Another major barrier to addressing these changes, Schechter said, is the entrenched belief that solutions will emerge solely from the free market. In places where demand far outweighs housing supply, market forces inevitably determine the resident population.
"If the demand to live there is always going to exceed supply, then you have to have some sort of culling mechanism. In other words, not everyone can live there, so the question is: how do you decide? And those who are ideologically embedded to the free-market system, they have implicitly stated that the culling mechanism to decide who lives there is money. Supply and demand, and if you can pay the price—regardless of where you got your money, what do you do for a living and what kind of person you are—you can live here.
"If you have a community with a filtering mechanism basically based on financial ability, then over time, what's going to happen to your community?"
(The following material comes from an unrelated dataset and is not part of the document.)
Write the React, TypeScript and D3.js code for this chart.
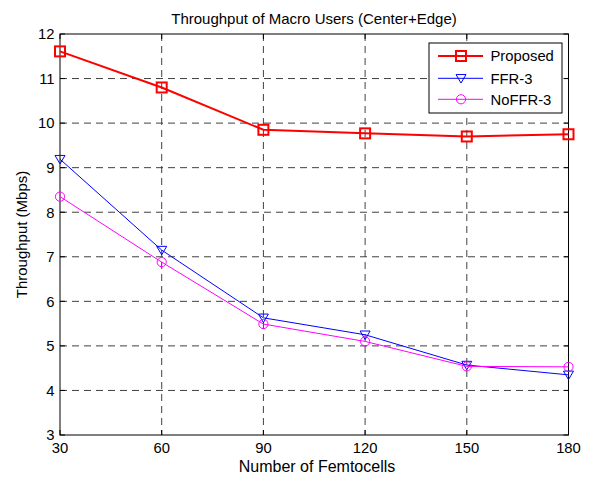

Ultimately, Schechter believes it's up to communities themselves to decide where its priorities should lie, and he has encouraged Jackson Hole to look at broadening its economic diversity—but that discussion requires a clear understanding of the issues at play.
"The solution to any problem if you are going to effectively solve it, is to start by appropriately understanding and defining it," he urged. "One thing a community can do is take these questions that are buried ... and start challenging them."